A Legal Botnet - Billion $$ Startup Idea ?

Idea: Content Delivery Network powered by ‘opted-in’ desktops - i.e. a legal botnet CDN. This post was inspired by this comment on Hacker News. Explanation: CDNs now, are traditionally powered by data centers scattered all over the globe - that in many cases have edge networks where blade servers cache the most frequently requested content (i.e. content requested in the last 15-minutes). The good thing about this model, as opposed to downloading from a centralized server, is when you request content you can be downloading from the closest server to you - which results in faster download times. The problem is that CDNs nowadays are still only able to have a handful of these datacenters all over the world. Some people estimate that Amazon (the great Amazon) only has data centers in approximately 14 cities. I know that many CDNs have arrangements with major ISPs to house local edge servers, so users that belong to those ISPs can get access to those data much quicker. That is a step in the right direction, in terms of reducing total amount of network hops to the source file, but can’t match the distribution network of an illegal P2P service. Suppose when you wanted to download a large file, though, you could download it from everybody in your neighborhood - at the same time. This drastically changes the equation. That’s what P2P networks and clients kind of allow you to do. Even some games allow you to search for the closest server (hosted by an individual) to your IP. So, back to the billion $$ idea. If you were able to create a CDN that distributed content (you would have to determine whether or not the content would be encrypted and the trade-offs therein) to a major network of peers all over the world. Think of a legal botnet. Not a spyware botnet, where users are tricked into installing ‘Anti-virus 2010’, but a network that people register to join and are paid per GB of disk storage and bandwidth used. Let’s look at some math. From the company’s perspective - using Amazon’s price sheet as benchmark (as of Jan 8, 2010):
  • Charge $0.15/GB for storage
  • Charge $0.17/GB for bandwidth
For calculations sake, we are only going to use these figures. The calculations can also be applied to a graduated scale of bandwidth used and storage consumed - for the user.

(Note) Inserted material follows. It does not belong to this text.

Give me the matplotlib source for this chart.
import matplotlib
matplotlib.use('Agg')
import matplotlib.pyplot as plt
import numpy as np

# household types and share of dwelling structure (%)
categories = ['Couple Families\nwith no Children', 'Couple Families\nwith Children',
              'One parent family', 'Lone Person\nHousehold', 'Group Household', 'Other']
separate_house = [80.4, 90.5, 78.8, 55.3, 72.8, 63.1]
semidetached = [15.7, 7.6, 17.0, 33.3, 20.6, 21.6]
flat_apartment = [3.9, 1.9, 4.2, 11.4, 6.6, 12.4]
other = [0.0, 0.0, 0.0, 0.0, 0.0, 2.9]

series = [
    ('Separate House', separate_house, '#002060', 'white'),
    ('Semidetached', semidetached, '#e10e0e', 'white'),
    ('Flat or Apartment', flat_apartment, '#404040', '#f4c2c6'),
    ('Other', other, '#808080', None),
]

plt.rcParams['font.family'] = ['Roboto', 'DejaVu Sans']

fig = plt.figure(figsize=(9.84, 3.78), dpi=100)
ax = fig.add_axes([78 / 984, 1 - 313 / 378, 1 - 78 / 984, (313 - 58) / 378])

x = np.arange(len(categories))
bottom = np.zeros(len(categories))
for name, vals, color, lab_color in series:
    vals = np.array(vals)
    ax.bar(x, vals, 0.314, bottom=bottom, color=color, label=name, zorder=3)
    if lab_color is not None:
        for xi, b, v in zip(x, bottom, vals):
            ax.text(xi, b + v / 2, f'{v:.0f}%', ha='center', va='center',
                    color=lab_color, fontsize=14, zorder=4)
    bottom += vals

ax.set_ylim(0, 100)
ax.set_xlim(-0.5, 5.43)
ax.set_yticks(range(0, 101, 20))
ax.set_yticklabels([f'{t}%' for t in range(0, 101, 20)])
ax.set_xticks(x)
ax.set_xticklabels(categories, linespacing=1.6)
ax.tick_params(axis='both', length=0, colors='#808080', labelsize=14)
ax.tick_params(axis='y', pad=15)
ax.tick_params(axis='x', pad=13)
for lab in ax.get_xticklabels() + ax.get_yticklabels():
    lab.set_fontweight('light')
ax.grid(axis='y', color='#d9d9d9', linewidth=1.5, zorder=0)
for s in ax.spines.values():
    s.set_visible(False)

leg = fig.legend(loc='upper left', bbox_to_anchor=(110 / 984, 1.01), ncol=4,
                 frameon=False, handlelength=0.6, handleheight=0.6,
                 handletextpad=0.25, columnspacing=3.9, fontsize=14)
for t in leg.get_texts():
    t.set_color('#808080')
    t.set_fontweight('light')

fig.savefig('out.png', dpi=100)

  • Pay a peer $0.01/GB for storage
  • Pay a peer $0.02/GB for bandwidth

The main issues we can see with this model are that for the lower allocations of disk space - provided by the user - and slower internet pipes, the user takes home a pittance (approximately $4.83 for a 1mbit connection with 50GB storage space).  However, for more powerful connections with higher quantities of space, a user can be more than doubling or tripling the cost of their internet connection every month (with prices falling so rapidly, especially in the US). With a 50mbit connection, and 50GB storage, a user can be taking home approximately $220 per month. Assuming 50mbit will be $50 throughout the US, following the lead of a town in Minneapolis, they have quadrupled the cost of their broadband connection - assuming the CDN uses their connection for the amount of time they allocate it for (and also assuming their computer is left running 24x7). Note: The Discount Factor in the spreadsheet model above is used to reflect the amount of time the user will allow the CDN to use their computer and bandwidth. So a 0.70 discount factor means that 70% of the time the CDN will have access to the users computer and bandwidth. Just to do a quick comparison to the large CDNs (in terms of their cost structure), here is something to think about. As far as I can tell, the largest line item expenses that the ‘non-fibre-owning CDNs’ have is the cost of bandwidth. Looking at Limelight Networks (LLNW), we see that their Cost of Revenue was approximately 64%. An unscientific comparison with the above model highlighted, shows our Cost of Revenue being 6.7% for storage, and 11.8% for bandwidth = approximately 18.5% of Revenues. Even if our model inputs were doubled ($0.02 for storage, $0.04 for bandwidth) cost of revenues would be approximately 37% (i.e. 50% lower than the traditional CDN). The CDN business is a multi-billion dollar business. With a model like this, scaling becomes more of a software problem - than a hardware problem - which is a beautiful place to be. You scale on the backs of ISPs and users are responsible for maintaining their machines. It’s Google’s Adsense business model implemented as a CDN - in short. Please feel free to tinker with the numbers, and leave comments for how I can improve the model. Disclaimer: This post assumes a number of variables, all of which are not fully fleshed out - due to the difficulty in fully conveying the complete picture in a simple blog post.